Long$^2$RAG: Evaluating Long-Context & Long-Form Retrieval-Augmented Generation with Key Point Recall
This addresses a gap in evaluation methods for RAG systems, particularly for researchers and developers working on long-context and long-form generation tasks, though it is incremental as it builds on existing RAG benchmarking efforts.
The authors tackled the problem of inadequate benchmarks for evaluating retrieval-augmented generation (RAG) systems in long-context and long-form scenarios by introducing the Long$^2$RAG benchmark with 280 questions across 10 domains and the Key Point Recall (KPR) metric, which measures how well LLMs incorporate key points from retrieved documents averaging 2,444 words.

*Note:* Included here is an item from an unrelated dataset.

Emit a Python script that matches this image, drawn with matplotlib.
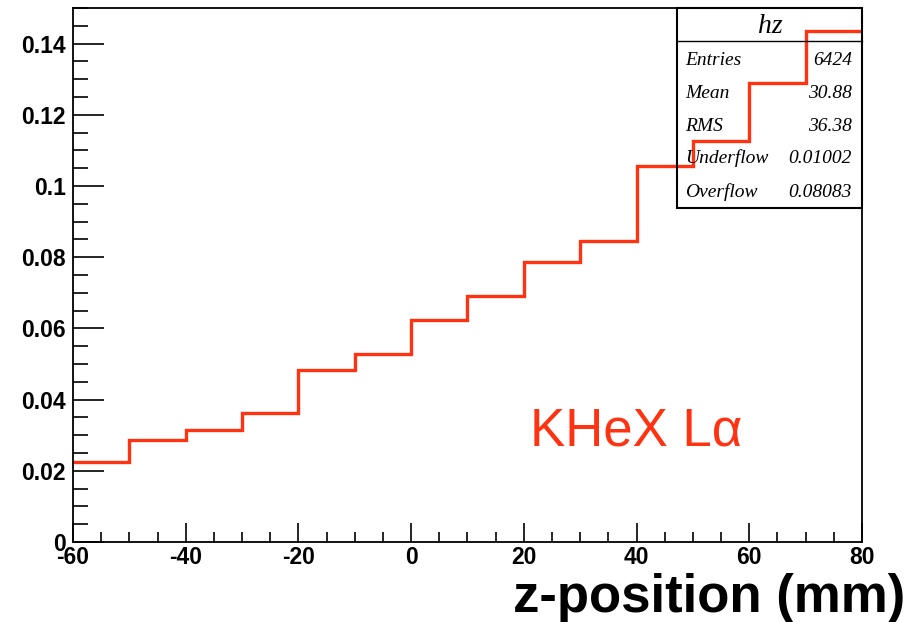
import matplotlib
matplotlib.use("Agg")
import matplotlib.pyplot as plt
from matplotlib.patches import Rectangle
from matplotlib.lines import Line2D
from matplotlib.ticker import MultipleLocator, FuncFormatter

# ---- data ----
bin_edges = [-60, -50, -40, -30, -20, -10, 0, 10, 20, 30, 40, 50, 60, 70, 80]
bin_values = [0.0225, 0.0287, 0.0315, 0.0363, 0.0484, 0.0529, 0.0624,
              0.0692, 0.0787, 0.0846, 0.1055, 0.1126, 0.1288, 0.1434]
stat_names = ["Entries", "Mean", "RMS", "Underflow", "Overflow"]
stat_values = ["6424", "30.88", "36.38", "0.01002", "0.08083"]
hist_name = "hz"
x_label = "z-position (mm)"
annotation = "KHeX L\u03b1"

RED = "#ff3311"
W, H = 920, 622

fig = plt.figure(figsize=(W / 100, H / 100), dpi=100)
ax = fig.add_axes([73 / W, 1 - 542 / H, (862 - 73) / W, (542 - 8) / H])

ax.stairs(bin_values, bin_edges, color=RED, linewidth=2.4, baseline=None)
ax.set_xlim(-60, 80)
ax.set_ylim(0, 0.15)

ax.xaxis.set_major_locator(MultipleLocator(20))
ax.xaxis.set_minor_locator(MultipleLocator(5))
ax.yaxis.set_major_locator(MultipleLocator(0.02))
ax.yaxis.set_minor_locator(MultipleLocator(0.005))

def yfmt(v, pos):
    if abs(v) < 1e-12:
        return "0"
    s = f"{v:.2f}"
    if s.endswith("0"):
        s = s[:-1]
    return s

ax.yaxis.set_major_formatter(FuncFormatter(yfmt))
ax.xaxis.set_major_formatter(FuncFormatter(lambda v, p: f"{int(round(v))}"))

ax.tick_params(axis="both", which="both", direction="in", top=False, right=False,
               width=1.2, color="black")
ax.tick_params(axis="x", which="major", length=14, pad=3)
ax.tick_params(axis="x", which="minor", length=7)
ax.tick_params(axis="y", which="major", length=22, pad=5)
ax.tick_params(axis="y", which="minor", length=11)
for lbl in ax.get_xticklabels() + ax.get_yticklabels():
    lbl.set_fontfamily("Liberation Sans")
    lbl.set_fontweight("bold")
    lbl.set_fontsize(16.5)
for sp in ax.spines.values():
    sp.set_linewidth(1.3)

fig.text(905 / W, 1 - 612 / H, x_label, ha="right", va="baseline",
         fontsize=38, fontweight="bold", family="Liberation Sans")

fig.text(530 / W, 1 - 445 / H, annotation, color=RED, fontsize=38,
         family="Liberation Sans", ha="left", va="baseline")

# ---- stats box ----
bx0, bx1, by0, by1 = 677, 862, 8, 208
fig.patches.append(Rectangle((bx0 / W, 1 - by1 / H), (bx1 - bx0) / W, (by1 - by0) / H,
                             transform=fig.transFigure, fill=False, edgecolor="black",
                             linewidth=1.5, zorder=5))
fig.lines.append(Line2D([bx0 / W, bx1 / W], [1 - 41 / H, 1 - 41 / H],
                        transform=fig.transFigure, color="black", linewidth=1.0, zorder=5))
fig.text(770 / W, 1 - 33 / H, hist_name, ha="center", va="baseline", fontsize=20,
         family="Liberation Serif", style="italic", zorder=6)
row_y = [65, 98, 131, 163, 197]
for name, val, yy in zip(stat_names, stat_values, row_y):
    fig.text(685 / W, 1 - yy / H, name, ha="left", va="baseline", fontsize=14,
             family="Liberation Serif", style="italic", zorder=6)
    fig.text(852 / W, 1 - yy / H, val, ha="right", va="baseline", fontsize=14,
             family="Liberation Serif", style="italic", zorder=6)

fig.savefig("out.png", dpi=100)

Retrieval-augmented generation (RAG) is a promising approach to address the limitations of fixed knowledge in large language models (LLMs). However, current benchmarks for evaluating RAG systems suffer from two key deficiencies: (1) they fail to adequately measure LLMs' capability in handling long-context retrieval due to a lack of datasets that reflect the characteristics of retrieved documents, and (2) they lack a comprehensive evaluation method for assessing LLMs' ability to generate long-form responses that effectively exploits retrieved information. To address these shortcomings, we introduce the Long$^2$RAG benchmark and the Key Point Recall (KPR) metric. Long$^2$RAG comprises 280 questions spanning 10 domains and across 8 question categories, each associated with 5 retrieved documents with an average length of 2,444 words. KPR evaluates the extent to which LLMs incorporate key points extracted from the retrieved documents into their generated responses, providing a more nuanced assessment of their ability to exploit retrieved information.